Saturday 16 February 2008

Did you celebrate Darwin Day?



Charles Darwin's birthday was celebrated on February 12. Image: Wikipedia


Joel Kontinen

Charles Darwin’s birthday (February 12) is evolving into a secular alternative to Christian holy days such as Christmas and Easter for atheists, humanists, skeptics and other evolutionists. Thus many Darwinists are in the habit of wishing each other Happy Darwin Day and even sending Darwin Day cards via the internet.

St. Charles celebrates his 200th birthday next year but the science journal Nature already reminded its readers of the importance of his birth and wished all a happy Darwin Day.

In the USA February 12 has traditionally been remembered as Abraham Lincoln’s birthday, but humanists and other anticreationists want to push Lincoln aside and replace him with a man who was born on the same day and the same year (1809) - Charles Darwin.

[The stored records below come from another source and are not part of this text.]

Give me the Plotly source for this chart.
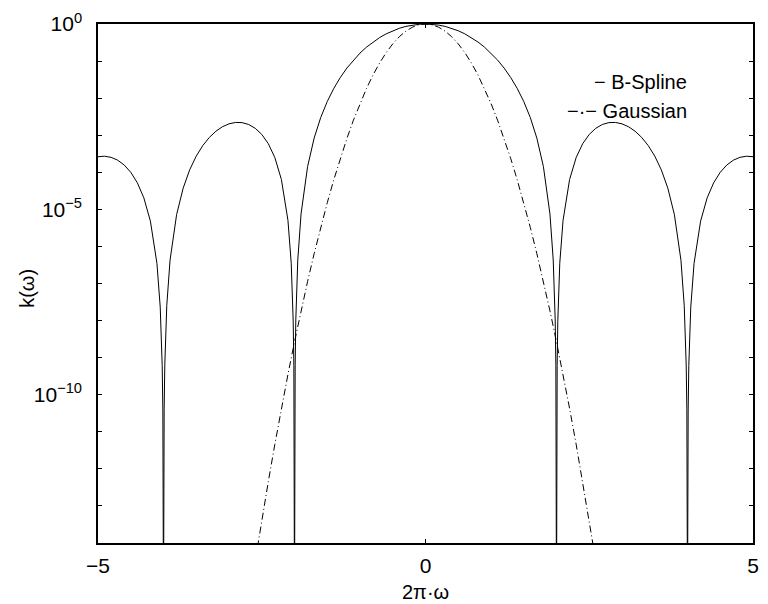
import plotly.graph_objects as go

# Frequency axis samples (2*pi*omega) and cubic B-spline kernel response k(omega)
bspline_x = [
    -5.0, -4.9, -4.8, -4.7, -4.6, -4.5, -4.4, -4.3, -4.2, -4.1, -4.05, -4.02, -4.01, -4.0,
    -3.99, -3.98, -3.95, -3.9, -3.8, -3.7, -3.6, -3.5, -3.4, -3.3, -3.2, -3.1, -3.0,
    -2.9, -2.8, -2.7, -2.6, -2.5, -2.4, -2.3, -2.2, -2.1, -2.05, -2.02, -2.01, -2.0,
    -1.99, -1.98, -1.95, -1.9, -1.8, -1.7, -1.6, -1.5, -1.4, -1.3, -1.2, -1.1, -1.0,
    -0.9, -0.8, -0.7, -0.6, -0.5, -0.4, -0.3, -0.2, -0.1, 0.0,
    0.1, 0.2, 0.3, 0.4, 0.5, 0.6, 0.7, 0.8, 0.9, 1.0,
    1.1, 1.2, 1.3, 1.4, 1.5, 1.6, 1.7, 1.8, 1.9, 1.95, 1.98, 1.99, 2.0,
    2.01, 2.02, 2.05, 2.1, 2.2, 2.3, 2.4, 2.5, 2.6, 2.7, 2.8, 2.9, 3.0,
    3.1, 3.2, 3.3, 3.4, 3.5, 3.6, 3.7, 3.8, 3.9, 3.95, 3.98, 3.99, 4.0,
    4.01, 4.02, 4.05, 4.1, 4.2, 4.3, 4.4, 4.5, 4.6, 4.7, 4.8, 4.9, 5.0,
]
bspline_k = [
    2.6281e-4, 2.7115e-4, 2.5315e-4, 2.1215e-4, 1.5715e-4, 1.0014e-4, 5.2309e-5, 2.0410e-5,
    4.8135e-6, 3.4811e-7, 2.3137e-8, 6.123e-10, 3.868e-11, 1e-16,
    3.945e-11, 6.372e-10, 2.5568e-8, 4.2522e-7, 7.1831e-6, 3.7230e-5, 1.1673e-4, 2.7365e-4,
    5.2653e-4, 8.7295e-4, 1.2816e-3, 1.6926e-3, 2.0279e-3,
    2.2100e-3, 2.1863e-3, 1.9480e-3, 1.5398e-3, 1.0513e-3, 5.9096e-4, 2.4933e-4, 6.394e-5,
    5.058e-6, 3.524e-7, 9.604e-9, 6.127e-10, 1e-16,
    6.375e-10, 1.040e-8, 4.304e-7, 7.548e-6, 1.4268e-4, 8.3543e-4, 2.9917e-3, 8.1113e-3,
    1.8317e-2, 3.6247e-2, 6.4807e-2, 0.10677, 0.16426,
    0.23825, 0.32809, 0.43117, 0.54293, 0.65702, 0.76587, 0.86143, 0.93612, 0.98367, 1.0,
    0.98367, 0.93612, 0.86143, 0.76587, 0.65702, 0.54293, 0.43117, 0.32809, 0.23825, 0.16426,
    0.10677, 6.4807e-2, 3.6247e-2, 1.8317e-2, 8.1113e-3, 2.9917e-3, 8.3543e-4, 1.4268e-4,
    7.548e-6, 4.304e-7, 1.040e-8, 6.375e-10, 1e-16,
    6.127e-10, 9.604e-9, 3.524e-7, 5.058e-6, 6.394e-5, 2.4933e-4, 5.9096e-4, 1.0513e-3,
    1.5398e-3, 1.9480e-3, 2.1863e-3, 2.2100e-3, 2.0279e-3,
    1.6926e-3, 1.2816e-3, 8.7295e-4, 5.2653e-4, 2.7365e-4, 1.1673e-4, 3.7230e-5, 7.1831e-6,
    4.2522e-7, 2.5568e-8, 6.372e-10, 3.945e-11, 1e-16,
    3.868e-11, 6.123e-10, 2.3137e-8, 3.4811e-7, 4.8135e-6, 2.0410e-5, 5.2309e-5, 1.0014e-4,
    1.5715e-4, 2.1215e-4, 2.5315e-4, 2.7115e-4, 2.6281e-4,
]

# Gaussian kernel response on the same frequency axis
gauss_x = [
    -2.6, -2.5, -2.4, -2.3, -2.2, -2.1, -2.0, -1.9, -1.8, -1.7, -1.6, -1.5, -1.4,
    -1.3, -1.2, -1.1, -1.0, -0.9, -0.8, -0.7, -0.6, -0.5, -0.4, -0.3, -0.2, -0.1, 0.0,
    0.1, 0.2, 0.3, 0.4, 0.5, 0.6, 0.7, 0.8, 0.9, 1.0, 1.1, 1.2, 1.3,
    1.4, 1.5, 1.6, 1.7, 1.8, 1.9, 2.0, 2.1, 2.2, 2.3, 2.4, 2.5, 2.6,
]
gauss_k = [
    3.25e-15, 4.03e-14, 4.523e-13, 4.600e-12, 4.238e-11, 3.536e-10, 2.6740e-9, 1.8326e-8,
    1.1375e-7, 6.4015e-7, 3.2617e-6, 1.5063e-5, 6.3012e-5,
    2.3886e-4, 8.1987e-4, 2.5509e-3, 7.1919e-3, 1.8366e-2, 4.2493e-2, 8.9091e-2, 0.16921,
    0.29122, 0.45404, 0.64136, 0.82087, 0.95185, 1.0,
    0.95185, 0.82087, 0.64136, 0.45404, 0.29122, 0.16921, 8.9091e-2, 4.2493e-2, 1.8366e-2,
    7.1919e-3, 2.5509e-3, 8.1987e-4, 2.3886e-4,
    6.3012e-5, 1.5063e-5, 3.2617e-6, 6.4015e-7, 1.1375e-7, 1.8326e-8, 2.6740e-9, 3.536e-10,
    4.238e-11, 4.600e-12, 4.523e-13, 4.03e-14, 3.25e-15,
]

# Axis ticks: labelled decades plus an unlabelled mark at every decade
x_tickvals = [-5, 0, 5]
x_ticktext = ["\u22125", "0", "5"]
y_label_decades = [0, -5, -10]
y_ticktext = ["10<sup>0</sup>", "10<sup>\u22125</sup>", "10<sup>\u221210</sup>"]
y_minor_decades = [-1, -2, -3, -4, -6, -7, -8, -9, -11, -12, -13]

legend_lines = ["\u2212 B-Spline", "\u2212\u00b7\u2212 Gaussian"]

FONT = "Liberation Sans, Arial, Helvetica, sans-serif"

fig = go.Figure()
fig.add_trace(go.Scatter(
    x=bspline_x, y=bspline_k, mode="lines",
    line=dict(color="black", width=1), name="B-Spline", showlegend=False,
))
fig.add_trace(go.Scatter(
    x=gauss_x, y=gauss_k, mode="lines",
    line=dict(color="black", width=1, dash="7px,3px,1px,3px"), name="Gaussian",
    showlegend=False,
))

axis_common = dict(
    showline=True, linecolor="black", linewidth=1.5, mirror="ticks",
    ticks="inside", ticklen=4, tickwidth=1, tickcolor="black",
    showgrid=False, zeroline=False,
    tickfont=dict(family=FONT, size=21, color="black"),
)

fig.update_xaxes(
    range=[-5, 5], tickvals=x_tickvals, ticktext=x_ticktext,
    ticklabelstandoff=3, **axis_common,
)
fig.update_yaxes(
    type="log", range=[-14, 0],
    tickvals=[10.0 ** d for d in y_label_decades],
    ticktext=y_ticktext,
    minor=dict(tickmode="array", tickvals=[10.0 ** d for d in y_minor_decades],
               ticks="inside", ticklen=4, tickwidth=1, tickcolor="black", showgrid=False),
    ticklabelstandoff=10, **axis_common,
)

annotations = [
    dict(text="k(\u03c9)", x=-0.1074, y=0.491, xref="paper", yref="paper",
         textangle=-90, showarrow=False, xanchor="center", yanchor="middle",
         font=dict(family=FONT, size=20, color="black")),
    dict(text="2\u03c0\u00b7\u03c9", x=0.5, y=-0.094, xref="paper", yref="paper",
         showarrow=False, xanchor="center", yanchor="middle",
         font=dict(family=FONT, size=20, color="black")),
]
for i, line in enumerate(legend_lines):
    annotations.append(dict(
        text=line, x=0.903, y=0.889 - 0.057 * i, xref="paper", yref="paper",
        showarrow=False, xanchor="right", yanchor="middle",
        font=dict(family=FONT, size=20, color="black"),
    ))

fig.update_layout(
    width=768, height=604,
    margin=dict(l=98, r=9, t=24, b=61),
    paper_bgcolor="white", plot_bgcolor="white",
    annotations=annotations,
)

fig.write_html("out.html")
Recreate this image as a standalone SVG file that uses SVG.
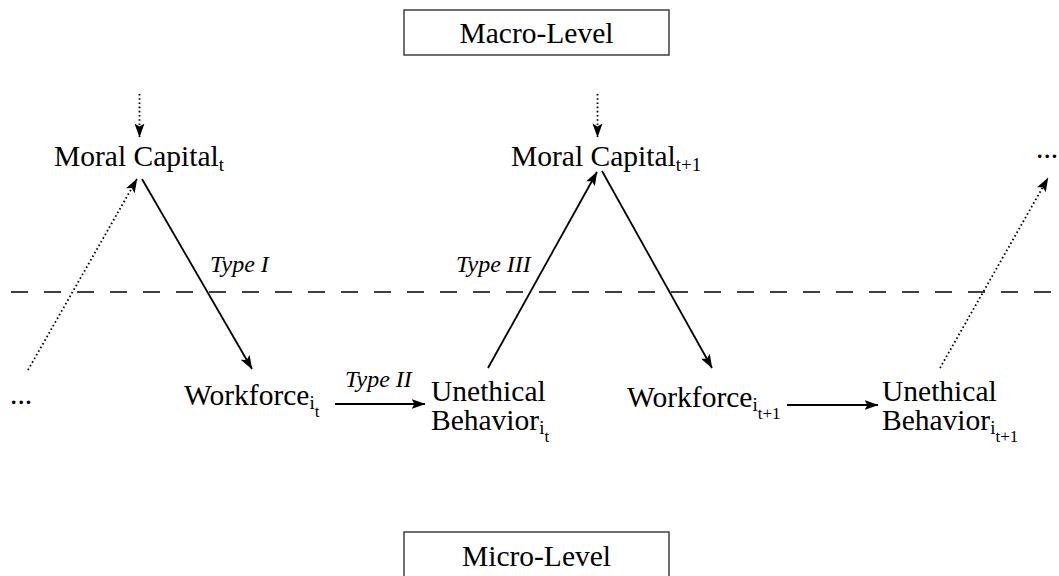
<svg xmlns="http://www.w3.org/2000/svg" width="1059" height="576" viewBox="0 0 1059 576">
  <style>
    text { font-family: "Liberation Serif", "Times New Roman", serif; fill: #000; }
    .node { font-size: 29.5px; }
    .sub { font-size: 19px; }
    .subsub { font-size: 17px; }
    .lbl { font-size: 24px; font-style: italic; }
    .box { fill: #fff; stroke: #333; stroke-width: 1.4; }
    .solid { stroke: #000; stroke-width: 1.8; fill: none; marker-end: url(#head); }
    .dotted { stroke: #000; stroke-width: 1.8; fill: none; stroke-dasharray: 1.6 2.6; marker-end: url(#head); }
    .divider { stroke: #000; stroke-width: 1.4; stroke-dasharray: 17 16; }
  </style>
  <defs>
    <marker id="head" viewBox="0 0 14 10" refX="13.5" refY="5" markerWidth="14" markerHeight="10" markerUnits="userSpaceOnUse" orient="auto">
      <path d="M0,0 L14,5 L0,10 L3,5 z" fill="#000"/>
    </marker>
  </defs>

  <!-- level boxes -->
  <g id="macro-level">
    <rect class="box" x="404" y="10" width="265" height="45"/>
    <text class="node" x="536.5" y="43" text-anchor="middle">Macro-Level</text>
  </g>
  <g id="micro-level">
    <rect class="box" x="404" y="532" width="265" height="60"/>
    <text class="node" x="536.5" y="566" text-anchor="middle">Micro-Level</text>
  </g>

  <!-- boundary between levels -->
  <line class="divider" x1="11" y1="292" x2="1059" y2="292"/>

  <g id="moral-capital-t">
    <text class="node" x="54" y="166">Moral Capital<tspan class="sub" dy="5">t</tspan></text>
  </g>
  <g id="moral-capital-t1">
    <text class="node" x="511" y="166">Moral Capital<tspan class="sub" dy="5">t+1</tspan></text>
  </g>
  <g id="workforce-t">
    <text class="node" x="184" y="405">Workforce<tspan class="sub" dy="4">i</tspan><tspan class="subsub" dy="8">t</tspan></text>
  </g>
  <g id="unethical-t">
    <text class="node" x="431" y="401">Unethical</text>
    <text class="node" x="431" y="430">Behavior<tspan class="sub" dy="4">i</tspan><tspan class="subsub" dy="8">t</tspan></text>
  </g>
  <g id="workforce-t1">
    <text class="node" x="627" y="407">Workforce<tspan class="sub" dy="4">i</tspan><tspan class="subsub" dy="8">t+1</tspan></text>
  </g>
  <g id="unethical-t1">
    <text class="node" x="882" y="401">Unethical</text>
    <text class="node" x="882" y="430">Behavior<tspan class="sub" dy="4">i</tspan><tspan class="subsub" dy="8">t+1</tspan></text>
  </g>
  <g id="ellipsis-left">
    <text class="node" x="10" y="404">...</text>
  </g>
  <g id="ellipsis-right">
    <text class="node" x="1036" y="158">...</text>
  </g>

  <g id="connectors">
    <!-- incoming influences from outside the window -->
    <line class="dotted" x1="139.5" y1="94" x2="139.5" y2="137"/>
    <line class="dotted" x1="597.5" y1="94" x2="597.5" y2="137"/>
    <line class="dotted" x1="28" y1="370" x2="137" y2="179"/>
    <line class="dotted" x1="940" y1="368" x2="1048" y2="178"/>
    <!-- Type I: moral capital to workforce -->
    <line class="solid" x1="142" y1="179" x2="252" y2="369"/>
    <line class="solid" x1="602" y1="171" x2="712" y2="368"/>
    <!-- Type II: workforce to unethical behavior -->
    <line class="solid" x1="335" y1="404" x2="425" y2="404"/>
    <line class="solid" x1="787" y1="405" x2="878" y2="405"/>
    <!-- Type III: unethical behavior to moral capital -->
    <line class="solid" x1="488" y1="368" x2="597" y2="172"/>
    <!-- edge labels -->
    <text class="lbl" x="210" y="272">Type I</text>
    <text class="lbl" x="345" y="387">Type II</text>
    <text class="lbl" x="456" y="272">Type III</text>
  </g>
</svg>
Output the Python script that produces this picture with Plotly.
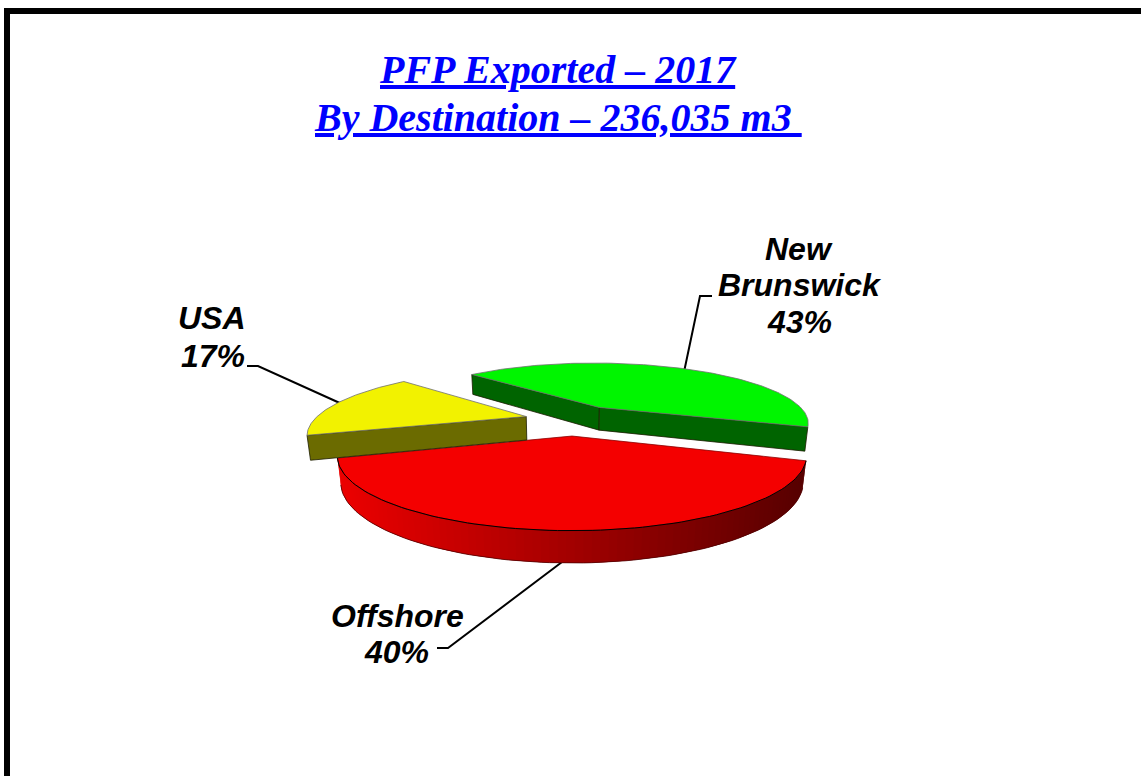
import math
import plotly.graph_objects as go

# ---- data ----
categories = ["New Brunswick", "USA", "Offshore"]
shares = [43, 17, 40]
explode = [0.25, 0.23, 0.25]
top_colors = ["#00F500", "#F2F200", "#F40000"]
wall_colors = ["#006400", "#6B6B00", None]
title_lines = ["<u>PFP Exported – 2017</u>", "<u>By Destination – 236,035 m3\u00a0</u>"]
label_lines = {
    "New Brunswick": ["New", "Brunswick", "43%"],
    "USA": ["USA", "17%"],
    "Offshore": ["Offshore", "40%"],
}

# ---- pie geometry (projection of a tilted, exploded pie) ----
OX, OY = 573, 419.8
A, C, K = 212.0, 61.0, 0.25
WALL, SHRINK = 24.0, 0.0125
START_DEG = -19.0


def project(X, Y, z=0.0):
    d = 1 + K * Y + SHRINK * z
    return OX + A * X / d, OY + (-C * Y + WALL * z) / d


def deg_range(a0, a1, n):
    return [a0 + (a1 - a0) * i / n for i in range(n + 1)]


fig = go.Figure()


def poly(pts, fill, line="#404040", width=0.8):
    xs, ys = zip(*pts)
    fig.add_trace(go.Scatter(x=list(xs) + [xs[0]], y=list(ys) + [ys[0]], mode="lines",
                             fill="toself", fillcolor=fill,
                             line=dict(color=line, width=width),
                             hoverinfo="skip", showlegend=False))


def curve(pts, color, width):
    xs, ys = zip(*pts)
    fig.add_trace(go.Scatter(x=list(xs), y=list(ys), mode="lines",
                             line=dict(color=color, width=width),
                             hoverinfo="skip", showlegend=False))


# angular extents from the values
total = sum(shares)
slices = {}
a = START_DEG
for name, share, e, tc, wc in zip(categories, shares, explode, top_colors, wall_colors):
    b = a + 360.0 * share / total
    mid = math.radians((a + b) / 2)
    cx, cy = e * math.cos(mid), e * math.sin(mid)
    slices[name] = dict(a=a, b=b, cx=cx, cy=cy, top=tc, wall=wc)
    a = b


def rim(s, deg):
    t = math.radians(deg)
    return s["cx"] + math.cos(t), s["cy"] + math.sin(t)


def radial_wall(s, deg):
    p = rim(s, deg)
    poly([project(s["cx"], s["cy"]), project(*p), project(*p, 1), project(s["cx"], s["cy"], 1)],
         s["wall"], "#1c1c00", 0.8)


def top_face(s, line="#707070"):
    pts = [project(s["cx"], s["cy"])] + [project(*rim(s, d)) for d in deg_range(s["a"], s["b"], 120)]
    poly(pts, s["top"], line, 0.8)


# back slice
g = slices["New Brunswick"]
radial_wall(g, g["b"])
radial_wall(g, g["a"])
top_face(g)

# front slice: outer wall with a left-to-right shading.
# Each band runs under the next one, painted left to right, so no seams show.
r = slices["Offshore"]
n_bands = 90
edges = deg_range(r["a"], r["b"], n_bands)
for i in range(n_bands):
    span = edges[i:min(i + 3, n_bands + 1)]
    upper = [project(*rim(r, d)) for d in span]
    lower = [project(*rim(r, d), 1) for d in reversed(span)]
    xm = upper[0][0]
    f = min(1.0, max(0.0, (xm - 340) / 460))
    col = "rgb(%d,0,0)" % round(235 - f * (235 - 88))
    poly(upper + lower, col, col, 0)
curve([project(*rim(r, d), 1) for d in edges], "#500000", 0.8)
top_face(r, "#8a0000")
curve([project(*rim(r, d)) for d in edges], "#000000", 1.0)

# left slice sits over the front one
y_ = slices["USA"]
radial_wall(y_, y_["b"])
top_face(y_)

# ---- text ----
SANS = "Liberation Sans"
SERIF = "Liberation Serif"


def text(x, y, s, font):
    return dict(x=x, y=y, xref="x", yref="y", text=s, showarrow=False,
                xanchor="center", yanchor="middle", font=font)


annotations = []
title_font = dict(family=SERIF, size=40, color="#0000FF", weight="bold", style="italic")
annotations.append(text(558, 69, "<b><i>%s</i></b>" % title_lines[0], title_font))
annotations.append(text(558, 117, "<b><i>%s</i></b>" % title_lines[1], title_font))

label_font = dict(family=SANS, size=32, color="#000000", weight="bold", style="italic")
label_pos = {
    "New Brunswick": [(799, 249), (800, 285), (799, 322)],
    "USA": [(212, 318), (213, 356)],
    "Offshore": [(397, 616), (396, 652)],
}
for name in categories:
    for line, (x, y) in zip(label_lines[name], label_pos[name]):
        annotations.append(text(x, y, "<b><i>%s</i></b>" % line, label_font))

# ---- leader lines and frame ----
shapes = [
    dict(type="path", path="M712,296 L700,296 L684,372", layer="below",
         line=dict(color="#000", width=2)),
    dict(type="path", path="M247,366 L258,366 L342,404", layer="below",
         line=dict(color="#000", width=2)),
    dict(type="path", path="M437,648 L448,648 L562,562", layer="below",
         line=dict(color="#000", width=2)),
    dict(type="rect", x0=4, x1=10, y0=8, y1=776, fillcolor="#000", line=dict(width=0)),
    dict(type="rect", x0=4, x1=1141, y0=8, y1=14, fillcolor="#000", line=dict(width=0)),
]

fig.update_layout(
    width=1141, height=776, margin=dict(l=0, r=0, t=0, b=0),
    paper_bgcolor="#FFFFFF", plot_bgcolor="#FFFFFF", showlegend=False,
    xaxis=dict(range=[0, 1141], visible=False, fixedrange=True),
    yaxis=dict(range=[776, 0], visible=False, fixedrange=True),
    annotations=annotations, shapes=shapes,
)

fig.write_html("out.html", config=dict(displayModeBar=False),
               post_script="document.body.style.margin='0';document.body.style.overflow='hidden';")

Abraham Lincoln was president of the United States from 1861 to 1865. He advocated the elimination of slavery and during the Civil War he issued a declaration that abolished slavery in the southern states.

Darwin’s view of mankind was much more sombre than Lincoln’s. In his book Descent of Man and Selection in Relation to Sex (1871) he predicted, “At some future period, not very distant as measured by centuries, the civilized races of man will almost certainly exterminate and replace throughout the world the savage races. At the same time, the anthropomorphous apes. . . will no doubt be exterminated. The break will then be rendered wider, for it will intervene between man in a more civilized state, as we may hope, than the Caucasian, and some ape as low as a baboon, instead of as at present between the Negro or Australian and the gorilla.” (vol. 1, p. 201).

In other words, Darwin did not have a very bright view of the Australian aborigines or other people of colour.

Darwin’s thoughts had far-reaching consequences. In Australia, aboriginals were hunted down like animals and they were almost brought to extinction. In the United States, a pygmy named Ota Benga was first exhibited in the St. Louis World Fair (1904) and later in the Bronx Zoo and in many countries eugenics was used to eliminate undesired traits from mankind. This evolution was starkest in the programs of the German Nazis.

Recently, Australian Prime Minister Kevin Rudd apologised, saying he was sorry how his country had treated the aborigines. He remembered to mention Darwin’s harmful effect.

Perhaps we should think twice before we start sending Darwin Day cards.

Sources:

Darwin, Charles, 1871. (republished 1981) The Descent of Man and Selection in Relation to Sex. Princeton: Princeton University Press.

Ham, Ken; Wieland, Carl; Batten, Don. 1999. One Blood: The Biblical Answer to Racism. Green Forest: Master Books.

Wieland, Carl. 2008. A sorry day—with an unlikely twist.